AIM OF THE TASK: Copy out, from the entries below, each line holding the string "seaborn".

Records with drawing code:
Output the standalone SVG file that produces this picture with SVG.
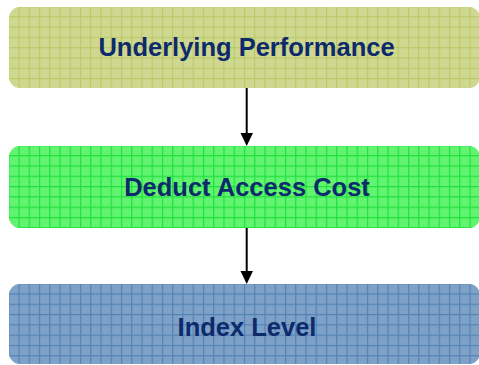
<svg xmlns="http://www.w3.org/2000/svg" width="479" height="365" viewBox="0 0 479 365">
  <style>
    .label { font-family: "Liberation Sans", Arial, Helvetica, sans-serif; font-weight: bold; font-size: 25.5px; fill: #0D2A6C; text-anchor: middle; }
    .conn { stroke: #000000; stroke-width: 2; fill: none; }
    .head { fill: #000000; }
  </style>
  <defs>
    <pattern id="gridA" patternUnits="userSpaceOnUse" x="18.4" y="16.2" width="10.25" height="10.3">
      <rect x="0" y="0" width="1.2" height="10.3" fill="#BCC968"/>
      <rect x="0" y="0" width="10.25" height="1.2" fill="#BCC968"/>
    </pattern>
    <pattern id="gridB" patternUnits="userSpaceOnUse" x="18.4" y="155.1" width="10.25" height="10.3">
      <rect x="0" y="0" width="1.2" height="10.3" fill="#1FE03E"/>
      <rect x="0" y="0" width="10.25" height="1.2" fill="#1FE03E"/>
    </pattern>
    <pattern id="gridC" patternUnits="userSpaceOnUse" x="18.4" y="293.4" width="10.25" height="10.3">
      <rect x="0" y="0" width="1.2" height="10.3" fill="#5383B4"/>
      <rect x="0" y="0" width="10.25" height="1.2" fill="#5383B4"/>
    </pattern>
  </defs>

  <g id="node-underlying-performance">
    <rect x="9" y="7" width="471" height="81" rx="11" fill="#CFD890"/>
    <rect x="9" y="7" width="471" height="81" rx="11" fill="url(#gridA)"/>
    <text class="label" x="246.5" y="56">Underlying Performance</text>
  </g>

  <g id="node-deduct-access-cost">
    <rect x="9" y="146" width="471" height="82" rx="11" fill="#62F470"/>
    <rect x="9" y="146" width="471" height="82" rx="11" fill="url(#gridB)"/>
    <text class="label" x="247" y="196">Deduct Access Cost</text>
  </g>

  <g id="node-index-level">
    <rect x="9" y="284" width="471" height="80" rx="11" fill="#7EA1C8"/>
    <rect x="9" y="284" width="471" height="80" rx="11" fill="url(#gridC)"/>
    <text class="label" x="247" y="336">Index Level</text>
  </g>

  <g id="connectors">
    <line class="conn" x1="246.7" y1="88" x2="246.7" y2="134"/>
    <polygon class="head" points="240.5,133 253,133 246.7,146"/>
    <line class="conn" x1="246.7" y1="228" x2="246.7" y2="272"/>
    <polygon class="head" points="240.5,271 253,271 246.7,284"/>
  </g>
</svg>
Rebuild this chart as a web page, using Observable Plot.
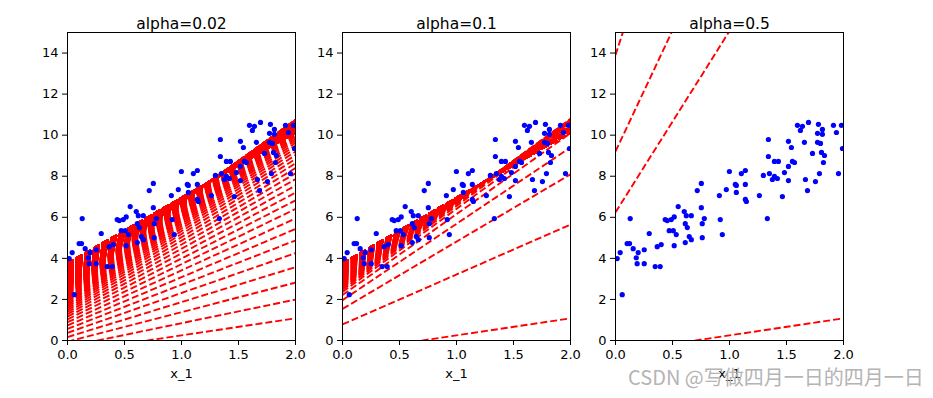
<!DOCTYPE html>
<html><head><meta charset="utf-8">
<script src="https://cdn.jsdelivr.net/npm/d3@7"></script>
<script src="https://cdn.jsdelivr.net/npm/@observablehq/plot@0.6"></script>
<style>
body{margin:0;background:#fff;}
#wrap{position:relative;width:933px;height:398px;overflow:hidden;background:#fff;}
.panel{position:absolute;top:0;}
#wm{position:absolute;left:628px;top:364px;font-size:20px;font-family:"Noto Sans CJK SC","Noto Sans",sans-serif;color:#b4b4b4;white-space:nowrap;line-height:26px;}
</style></head><body>
<div id="wrap"><div id="wm">CSDN @写做四月一日的四月一日</div></div>
<script>
// scatter data
const xData = [0.015,0.041,0.059,0.102,0.123,0.129,0.155,0.182,0.190,0.199,0.252,0.252,0.296,0.348,0.366,0.392,0.401,0.436,0.454,0.471,0.489,0.507,0.515,0.515,0.533,0.550,0.603,0.612,0.621,0.630,0.612,0.647,0.665,0.665,0.717,0.753,0.753,0.761,0.761,0.779,0.911,0.919,0.937,0.972,0.999,1.051,1.060,1.060,1.104,1.139,1.139,1.139,1.148,1.262,1.297,1.332,1.341,1.341,1.350,1.376,1.394,1.394,1.420,1.429,1.464,1.482,1.517,1.517,1.517,1.543,1.552,1.570,1.596,1.622,1.640,1.657,1.666,1.684,1.693,1.728,1.754,1.772,1.772,1.780,1.789,1.798,1.815,1.815,1.824,1.833,1.912,1.938,1.956,1.982,1.991,1.807];
const yData = [3.99,4.28,2.23,4.72,4.72,5.94,4.47,4.03,3.74,4.28,4.42,3.74,5.21,3.60,4.57,3.60,4.67,5.89,5.84,5.35,5.89,5.35,6.02,4.62,5.16,6.52,6.28,5.69,6.08,5.50,4.77,5.06,6.08,4.91,7.30,7.65,6.47,5.69,5.01,5.94,7.06,5.89,5.16,7.35,8.23,7.60,7.21,7.55,8.13,8.28,7.60,6.87,6.77,7.06,8.04,5.94,9.79,8.96,8.13,7.84,8.72,7.99,7.89,8.72,7.01,8.18,9.70,8.48,7.79,9.40,8.72,8.67,10.48,10.23,10.43,9.65,7.84,7.30,10.62,9.11,7.74,10.09,9.65,10.53,8.13,9.60,10.28,10.04,8.67,9.01,10.48,10.13,8.13,10.48,9.35,9.16];
// learning rates, starting parameters, iterations
const etas = [0.02, 0.1, 0.5];
const titles = ["alpha=0.02", "alpha=0.1", "alpha=0.5"];
const theta0 = [-0.58, 0.83];
const nIterations = 1000;
const xNew = [0, 2];
const xTicks = [0, 0.5, 1, 1.5, 2];
const yTicks = [0, 2, 4, 6, 8, 10, 12, 14];
const xLabel = "x_1";

const points = xData.map((x, i) => ({x, y: yData[i]}));

function descent(eta) {
  let b = theta0[0], m = theta0[1];
  const n = xData.length, out = [];
  for (let k = 0; k < nIterations; ++k) {
    out.push({k, b, m});
    let gb = 0, gm = 0;
    for (let i = 0; i < n; ++i) {
      const e = b + m * xData[i] - yData[i];
      gb += e; gm += e * xData[i];
    }
    b -= eta * 2 / n * gb;
    m -= eta * 2 / n * gm;
    if (!isFinite(b) || !isFinite(m)) break;
  }
  return out.filter(d => {
    const y0 = d.b + d.m * xNew[0], y1 = d.b + d.m * xNew[1];
    if (!isFinite(y0) || !isFinite(y1) || Math.abs(y0) > 1e5 || Math.abs(y1) > 1e5) return false;
    if (y0 < 0 && y1 < 0) return false;
    if (y0 > 15 && y1 > 15) return false;
    return true;
  });
}

const frameLefts = [67, 342, 615];
const wrap = document.getElementById("wrap");
etas.forEach((eta, j) => {
  const lines = descent(eta);
  const chart = Plot.plot({
    width: 300, height: 398,
    marginLeft: 60, marginRight: 12, marginTop: 32, marginBottom: 58,
    style: {fontFamily: "DejaVu Sans", fontSize: "13px", color: "black", background: "none", overflow: "visible"},
    x: {domain: [0, 2], ticks: xTicks, tickFormat: d => d.toFixed(1), tickSize: 5, tickPadding: 4, label: null},
    y: {domain: [0, 15], ticks: yTicks, tickFormat: d => String(d), tickSize: 5, tickPadding: 4, label: null},
    marks: [
      Plot.link(lines, {x1: () => xNew[0], x2: () => xNew[1], y1: d => d.b + d.m * xNew[0], y2: d => d.b + d.m * xNew[1],
        stroke: "#ff0000", strokeWidth: 1.9, strokeDasharray: "7,3", clip: true}),
      Plot.dot(points, {x: "x", y: "y", r: 2.6, fill: "#0000ff", stroke: null, clip: true}),
      Plot.frame({stroke: "black", strokeWidth: 1}),
      Plot.text([titles[j]], {text: d => d, frameAnchor: "top", dy: -15, fontSize: 15.5}),
      Plot.text([xLabel], {text: d => d, frameAnchor: "bottom", dy: 37, fontSize: 13})
    ]
  });
  chart.classList.add("panel");
  chart.style.left = (frameLefts[j] - 60) + "px";
  chart.style.position = "absolute";
  chart.style.top = "0px";
  wrap.insertBefore(chart, document.getElementById("wm"));
});
</script>
</body></html>
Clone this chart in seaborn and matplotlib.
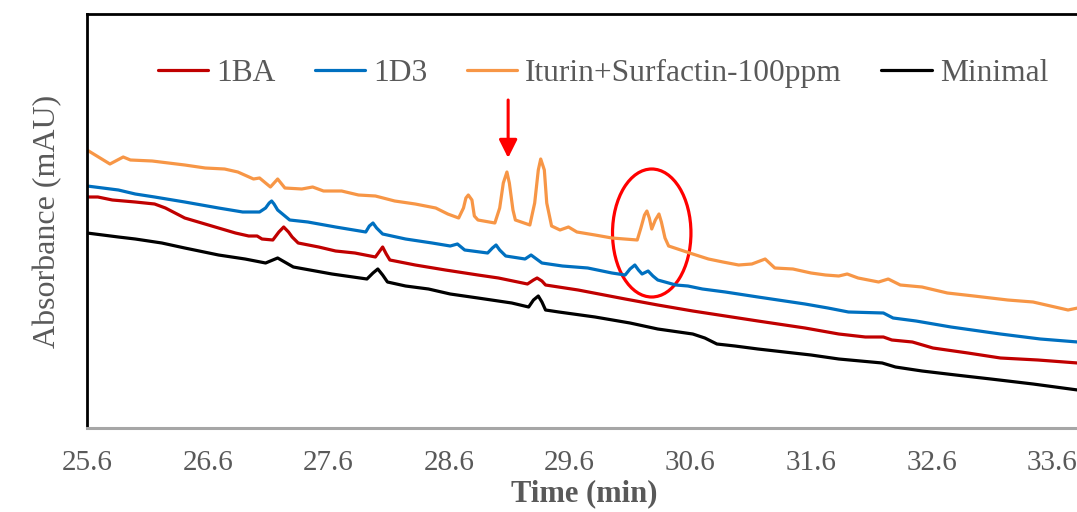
import matplotlib
matplotlib.use("Agg")
import matplotlib.pyplot as plt
from matplotlib.patches import Ellipse
import seaborn as sns
import pandas as pd

# Retention time (min) and absorbance (mAU) for each sample
t_ba = [25.60, 25.69, 25.81, 26.00, 26.16, 26.25, 26.41, 26.55, 26.69, 26.83, 26.94, 27.01,
        27.05, 27.14, 27.19, 27.23, 27.27, 27.30, 27.35, 27.52, 27.66, 27.82, 27.99, 28.02,
        28.05, 28.08, 28.11, 28.32, 28.57, 28.84, 29.01, 29.25, 29.30, 29.33, 29.37, 29.40,
        29.67, 30.06, 30.33, 30.62, 30.89, 31.16, 31.55, 31.83, 32.05, 32.20, 32.27, 32.44,
        32.61, 32.90, 33.17, 33.48, 33.81]
a_ba = [23.1, 23.1, 22.8, 22.6, 22.4, 22.0, 21.0, 20.5, 20.0, 19.5, 19.2, 19.2,
        18.9, 18.8, 19.6, 20.1, 19.6, 19.1, 18.5, 18.1, 17.7, 17.5, 17.1, 17.6,
        18.1, 17.4, 16.8, 16.3, 15.8, 15.3, 15.0, 14.4, 14.8, 15.0, 14.7, 14.3,
        13.8, 12.9, 12.3, 11.7, 11.2, 10.7, 10.0, 9.4, 9.1, 9.1, 8.8, 8.6,
        8.0, 7.5, 7.0, 6.8, 6.5]

t_d3 = [25.60, 25.86, 26.00, 26.16, 26.41, 26.69, 26.89, 27.03, 27.08, 27.11, 27.13, 27.15,
        27.18, 27.28, 27.43, 27.66, 27.91, 27.94, 27.97, 28.00, 28.05, 28.24, 28.46, 28.61,
        28.67, 28.73, 28.92, 28.96, 28.99, 29.02, 29.07, 29.23, 29.28, 29.37, 29.54, 29.75,
        29.95, 30.06, 30.10, 30.14, 30.17, 30.20, 30.25, 30.29, 30.33, 30.48, 30.58, 30.70,
        30.89, 31.16, 31.55, 31.74, 31.91, 32.20, 32.28, 32.47, 32.76, 33.17, 33.50, 33.81]
a_d3 = [24.2, 23.8, 23.4, 23.1, 22.6, 22.0, 21.6, 21.6, 22.0, 22.5, 22.7, 22.4,
        21.8, 20.8, 20.6, 20.1, 19.6, 20.2, 20.5, 20.0, 19.4, 18.9, 18.5, 18.2,
        18.4, 17.8, 17.5, 18.0, 18.3, 17.8, 17.2, 16.9, 17.3, 16.5, 16.2, 16.0,
        15.5, 15.3, 15.9, 16.3, 15.8, 15.4, 15.7, 15.2, 14.8, 14.3, 14.2, 13.9,
        13.6, 13.1, 12.4, 12.0, 11.6, 11.5, 11.0, 10.7, 10.1, 9.4, 8.9, 8.6]

t_is = [25.60, 25.79, 25.90, 25.96, 26.14, 26.41, 26.58, 26.74, 26.85, 26.98, 27.03, 27.12,
        27.18, 27.24, 27.38, 27.47, 27.56, 27.71, 27.85, 27.99, 28.15, 28.32, 28.49, 28.59,
        28.68, 28.72, 28.74, 28.76, 28.79, 28.81, 28.84, 28.98, 29.02, 29.05, 29.08, 29.10,
        29.13, 29.15, 29.27, 29.31, 29.34, 29.36, 29.39, 29.41, 29.45, 29.52, 29.59, 29.66,
        29.81, 29.95, 30.16, 30.19, 30.22, 30.24, 30.26, 30.28, 30.31, 30.34, 30.36, 30.39,
        30.42, 30.62, 30.75, 30.87, 31.00, 31.11, 31.22, 31.30, 31.45, 31.60, 31.72, 31.83,
        31.90, 31.99, 32.16, 32.24, 32.34, 32.52, 32.73, 32.95, 33.23, 33.44, 33.73, 33.81]
a_is = [27.8, 26.4, 27.1, 26.8, 26.7, 26.3, 26.0, 25.9, 25.6, 24.9, 25.0, 24.1,
        24.9, 24.0, 23.9, 24.1, 23.7, 23.7, 23.3, 23.2, 22.7, 22.4, 22.0, 21.4,
        21.0, 22.0, 23.0, 23.3, 22.8, 21.2, 20.8, 20.5, 22.0, 24.5, 25.6, 24.5,
        21.8, 20.8, 20.3, 22.5, 25.8, 26.9, 25.8, 22.5, 20.2, 19.8, 20.1, 19.6,
        19.3, 19.0, 18.8, 20.0, 21.3, 21.7, 21.0, 19.9, 20.8, 21.4, 20.6, 19.0,
        18.2, 17.4, 16.9, 16.6, 16.3, 16.4, 16.9, 16.0, 15.9, 15.5, 15.3, 15.2,
        15.4, 15.0, 14.6, 14.9, 14.3, 14.1, 13.5, 13.2, 12.8, 12.6, 11.8, 12.0]

t_min = [25.60, 25.86, 26.00, 26.22, 26.41, 26.69, 26.91, 27.08, 27.18, 27.31, 27.63, 27.92,
         27.97, 28.01, 28.05, 28.09, 28.24, 28.43, 28.61, 28.84, 29.12, 29.26, 29.30, 29.34,
         29.37, 29.40, 29.51, 29.81, 30.10, 30.33, 30.62, 30.72, 30.82, 30.97, 31.16, 31.60,
         31.83, 32.19, 32.30, 32.52, 32.80, 33.09, 33.44, 33.81]
a_min = [19.5, 19.1, 18.9, 18.5, 18.0, 17.3, 16.9, 16.5, 17.0, 16.1, 15.4, 14.9,
         15.5, 15.9, 15.3, 14.6, 14.2, 13.9, 13.4, 13.0, 12.5, 12.1, 12.8, 13.2,
         12.6, 11.8, 11.6, 11.1, 10.5, 9.9, 9.4, 9.0, 8.4, 8.2, 7.9, 7.3,
         6.9, 6.5, 6.1, 5.7, 5.3, 4.9, 4.4, 3.8]

series_names = ["1BA", "1D3", "Iturin+Surfactin-100ppm", "Minimal"]
series_colors = ["#C00000", "#0070C0", "#F79646", "#000000"]
x_ticks = [25.6, 26.6, 27.6, 28.6, 29.6, 30.6, 31.6, 32.6, 33.6]

frames = []
for name, t, a in zip(series_names, [t_ba, t_d3, t_is, t_min], [a_ba, a_d3, a_is, a_min]):
    frames.append(pd.DataFrame({"Time": t, "Absorbance": a, "Sample": name}))
df = pd.concat(frames, ignore_index=True)

sns.set_style("white")
plt.rcParams["font.family"] = ["Liberation Serif", "DejaVu Serif"]

fig = plt.figure(figsize=(10.77, 5.12), dpi=100)
ax = fig.add_axes([87 / 1077, 1 - 428 / 512, 1 - 87 / 1077 + 0.004, (428 - 14) / 512])

sns.lineplot(data=df, x="Time", y="Absorbance", hue="Sample", hue_order=series_names,
             palette=series_colors, estimator=None, sort=True, linewidth=2.3,
             solid_joinstyle="round", solid_capstyle="round", ax=ax)

ax.set_xlim(25.6, 33.84)
ax.set_ylim(0, 41.4)
ax.set_xticks(x_ticks)
ax.set_xticklabels([f"{v:.1f}" for v in x_ticks])
ax.set_yticks([])
ax.tick_params(axis="x", length=0, pad=16, labelsize=21, labelcolor="#595959")
ax.set_xlabel("Time (min)", fontsize=22, fontweight="bold", color="#595959", labelpad=2)
ax.set_ylabel("Absorbance (mAU)", fontsize=23, color="#595959", labelpad=18)

for side in ["left", "top"]:
    ax.spines[side].set_color("black")
    ax.spines[side].set_linewidth(2)
ax.spines["right"].set_visible(False)
ax.spines["bottom"].set_color("#A6A6A6")
ax.spines["bottom"].set_linewidth(2.2)

# arrow marking the surfactin peak
ax.annotate("", xy=(29.09, 27.0), xytext=(29.09, 32.8),
            arrowprops=dict(arrowstyle="-|>,head_length=11,head_width=5.5",
                            mutation_scale=1, color="#FF0000", lw=2.2,
                            shrinkA=0, shrinkB=0))
# ellipse around the iturin doublet
ax.add_patch(Ellipse((30.28, 19.5), width=0.65, height=12.8, fill=False,
                     edgecolor="#FF0000", linewidth=2.3))

leg = ax.legend(loc="center", bbox_to_anchor=(0.519, 0.857), ncol=4, frameon=False,
                fontsize=22.7, handlelength=1.6, handletextpad=0.25, columnspacing=1.25)
for txt in leg.get_texts():
    txt.set_color("#595959")
for line in leg.get_lines():
    line.set_linewidth(2.3)

fig.savefig("out.png", dpi=100)
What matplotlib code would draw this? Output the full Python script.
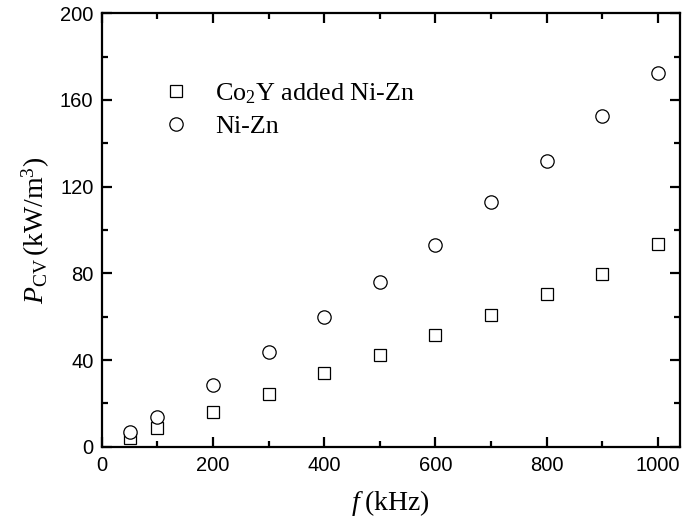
import numpy as np
import matplotlib
matplotlib.use("Agg")
import matplotlib.pyplot as plt
from matplotlib.ticker import MultipleLocator

freq_khz = [50, 100, 200, 300, 400, 500, 600, 700, 800, 900, 1000]
pcv_co2y = [4.0, 8.5, 16.0, 24.5, 34.0, 42.5, 51.5, 61.0, 70.5, 79.5, 93.5]
pcv_nizn = [6.8, 13.8, 28.5, 43.5, 60.0, 76.0, 93.0, 113.0, 132.0, 152.5, 172.3]

label_co2y = r"Co$_2$Y added Ni-Zn"
label_nizn = "Ni-Zn"

plt.rcParams["mathtext.fontset"] = "custom"
plt.rcParams["mathtext.rm"] = "Liberation Serif"
plt.rcParams["mathtext.it"] = "Liberation Serif:italic"
plt.rcParams["axes.linewidth"] = 1.6

fig = plt.figure(figsize=(6.85, 5.23), dpi=100)
ax = fig.add_axes([0.1485, 0.1459, 0.8442, 0.8287])

ax.plot(freq_khz, pcv_co2y, linestyle="none", marker="s", ms=8.6,
        mfc="white", mec="black", mew=0.9, label=label_co2y)
ax.plot(freq_khz, pcv_nizn, linestyle="none", marker="o", ms=9.6,
        mfc="white", mec="black", mew=0.9, label=label_nizn)

ax.set_xlim(0, 1040)
ax.set_ylim(0, 200)
ax.xaxis.set_major_locator(MultipleLocator(200))
ax.xaxis.set_minor_locator(MultipleLocator(100))
ax.yaxis.set_major_locator(MultipleLocator(40))
ax.yaxis.set_minor_locator(MultipleLocator(20))
ax.tick_params(which="both", direction="in", top=True, right=True, width=1.6)
ax.tick_params(which="major", length=7.5)
ax.tick_params(which="minor", length=4.5)
for lab in ax.get_xticklabels() + ax.get_yticklabels():
    lab.set_fontfamily("Liberation Sans")
    lab.set_fontsize(14.5)
ax.tick_params(axis="x", pad=7)
ax.tick_params(axis="y", pad=6)

ax.set_xlabel(r"$f\;$(kHz)", fontfamily="Liberation Serif", fontsize=20, labelpad=9)
ax.set_ylabel(r"$P_{\mathrm{CV}}\,$(kW/m$^3$)", fontfamily="Liberation Serif",
              fontsize=20, labelpad=6)

leg = ax.legend(loc="upper left", bbox_to_anchor=(0.083, 0.868), frameon=False,
                prop={"family": "Liberation Serif", "size": 18.8},
                handletextpad=0.9, labelspacing=0.36, borderaxespad=0,
                handlelength=1.2)

fig.savefig("out.png", dpi=100)
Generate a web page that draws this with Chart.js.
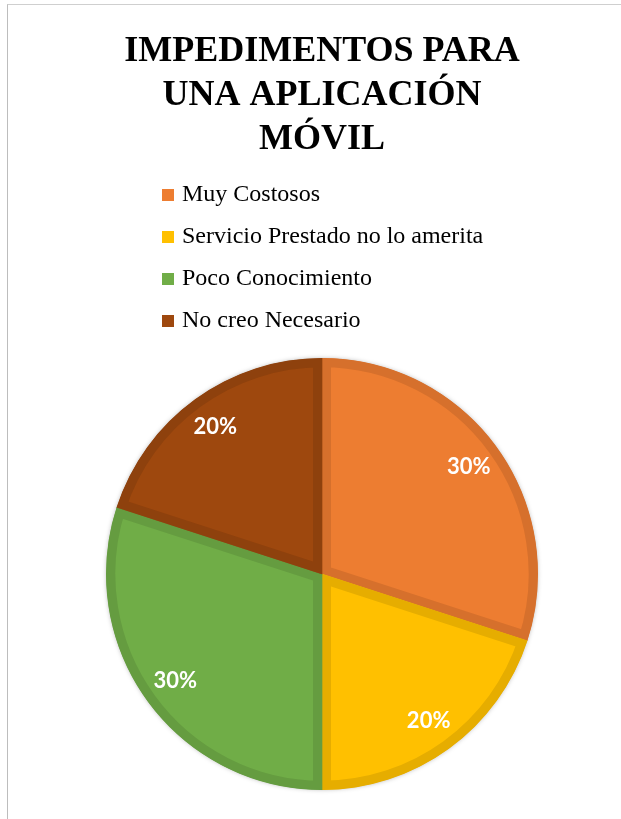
<!DOCTYPE html>
<html lang="es">
<head>
    <meta charset="UTF-8">
    <meta name="viewport" content="width=device-width, initial-scale=1.0">
    <title>Impedimentos para una aplicación móvil</title>
    <script src="https://cdn.jsdelivr.net/npm/chart.js"></script>
    <style>
        html, body { margin: 0; padding: 0; background: #fff; }
        .frame {
            position: absolute; left: 7px; top: 4px; width: 700px; height: 900px;
            border-left: 1px solid #bdbdbd; border-top: 1px solid #cfcfcf;
        }
        #impChart { position: absolute; left: 0; top: 0; }
    </style>
</head>
<body>
    <div class="frame"></div>
    <canvas id="impChart" width="621" height="819"></canvas>
    <script>
        const titleLines = ['IMPEDIMENTOS PARA', 'UNA APLICACIÓN', 'MÓVIL'];
        const categories = ['Muy Costosos', 'Servicio Prestado no lo amerita', 'Poco Conocimiento', 'No creo Necesario'];
        const percentages = [30, 20, 30, 20];
        const fillColors = ['#ED7D31', '#FFC000', '#70AD47', '#9E480E'];
        const edgeColors = ['#D6702C', '#E6AD00', '#659C40', '#8E410D'];

        // percentage text on each slice, placed along the middle angle
        const sliceLabels = {
            id: 'sliceLabels',
            afterDatasetsDraw(chart) {
                const ctx = chart.ctx;
                const meta = chart.getDatasetMeta(0);
                ctx.save();
                ctx.font = 'bold 22px Lato';
                ctx.fillStyle = '#fff';
                ctx.textAlign = 'center';
                ctx.textBaseline = 'middle';
                meta.data.forEach((arc, i) => {
                    const p = arc.getProps(['x', 'y', 'startAngle', 'endAngle', 'outerRadius'], true);
                    const mid = (p.startAngle + p.endAngle) / 2;
                    const r = p.outerRadius * 0.84;
                    ctx.fillText(percentages[i] + '%', p.x + Math.cos(mid) * r, p.y + Math.sin(mid) * r);
                });
                ctx.restore();
            }
        };

        // soft shadow under the whole pie
        const pieShadow = {
            id: 'pieShadow',
            beforeDatasetsDraw(chart) {
                const arc = chart.getDatasetMeta(0).data[0];
                if (!arc) return;
                const p = arc.getProps(['x', 'y', 'outerRadius'], true);
                const ctx = chart.ctx;
                ctx.save();
                ctx.shadowColor = 'rgba(0, 0, 0, 0.35)';
                ctx.shadowBlur = 5;
                ctx.fillStyle = '#fff';
                ctx.beginPath();
                ctx.arc(p.x, p.y, p.outerRadius - 1, 0, Math.PI * 2);
                ctx.fill();
                ctx.restore();
            }
        };

        // indent the stacked legend rows under the title
        const legendIndent = {
            id: 'legendIndent',
            afterLayout(chart) {
                chart.legend.left += 26;
            }
        };

        new Chart(document.getElementById('impChart'), {
            type: 'pie',
            data: {
                labels: categories,
                datasets: [{
                    data: percentages,
                    backgroundColor: fillColors,
                    borderColor: edgeColors,
                    borderWidth: 9,
                    borderAlign: 'inner',
                    borderJoinStyle: 'miter',
                    radius: 216,
                    clip: false
                }]
            },
            options: {
                responsive: false,
                animation: false,
                layout: { padding: { top: 0, left: 122, right: 99, bottom: 14 } },
                plugins: {
                    title: {
                        display: true,
                        text: titleLines,
                        color: '#000',
                        font: { family: '"Liberation Serif", "Times New Roman", serif', size: 36, weight: 'bold', lineHeight: 44 / 36 },
                        padding: { top: 30, bottom: 3 }
                    },
                    legend: {
                        position: 'top',
                        align: 'start',
                        labels: {
                            color: '#000',
                            font: { family: '"Liberation Serif", "Times New Roman", serif', size: 24 },
                            boxWidth: 4,
                            boxHeight: 4,
                            padding: 18,
                            generateLabels(chart) {
                                return categories.map((text, i) => ({
                                    text,
                                    fillStyle: fillColors[i],
                                    strokeStyle: fillColors[i],
                                    lineWidth: 8,
                                    fontColor: '#000',
                                    hidden: false,
                                    index: i
                                }));
                            }
                        }
                    },
                    tooltip: { enabled: false }
                }
            },
            plugins: [pieShadow, sliceLabels, legendIndent]
        });
    </script>
</body>
</html>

TASK RESPONSE:
Clone this chart in seaborn and matplotlib.
import seaborn as sns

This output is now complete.